The report emphasizes that people need to feel comfortable coming forward about misconduct. It noted that several people whom the committee members interviewed said they had not reported harassment because they did not have confidence in the reporting procedures. “Many interviewees described the overwhelming fear created by power hierarchies in the government department,” the report said. The committee recommended that the university improve how it educates the Harvard community about making reports, and said the government department should hire more women to fix a gender imbalance. (In 2019 the department’s faculty was 31 percent female, which the report said was on par with its peers.)
The report confirmed that Harvard did have a record of other disclosures about Domínguez, but that the university had failed to act on them even though one of the professor’s sanctions had been that a second offense could trigger his firing. Those sanctions were kept private. The report recommended against keeping sanctions confidential, except those stemming from minor incidents, and said the university should do a better job of monitoring employees with past infractions.
Another issue that the report highlighted: Disclosures were made about Domínguez to different offices, many years apart. The university should ensure that all disclosures about employees are received in a central location, the report said. It described a searchable system for maintaining personnel records.
The university should create a standardized process for vetting candidates for leadership positions, the report said. The process should apply to people entering the university as well as leaving it for other institutions.

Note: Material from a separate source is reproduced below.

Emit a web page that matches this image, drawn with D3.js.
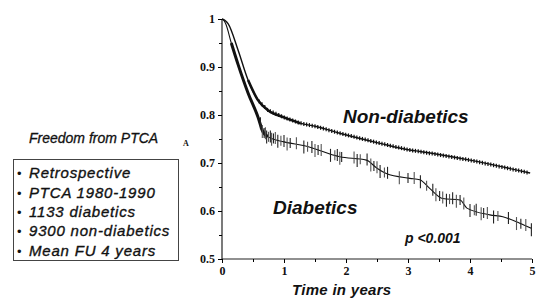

The report also praised the university. Harvard’s treatment of Karl’s complaint in 1983 was appropriate for its time, he report said, but the sanctions the dean issued then were not enforced because they were not public. Harvard’s handling of the 2018 investigation “may reflect how the university has evolved in the past decades.”
Karl said that she was personally gratified by Bacow’s apology, which he emailed to her. But she said that the work of holding universities accountable for the sexual harassment they’ve allowed to happen has just begun.
“This is not what usually occurs,” she said. She has heard from many women, especially in the last three years, about egregious sexual misconduct. “As much as this apology means to me personally, I fear that the changes that need to be made to redress systematic harassment at Harvard and other universities still lie in the future.”
She said she was grateful to everyone who had stood by her — for almost 40 years to the day — especially the women who came forward in 2017 and 2018 to share their stories.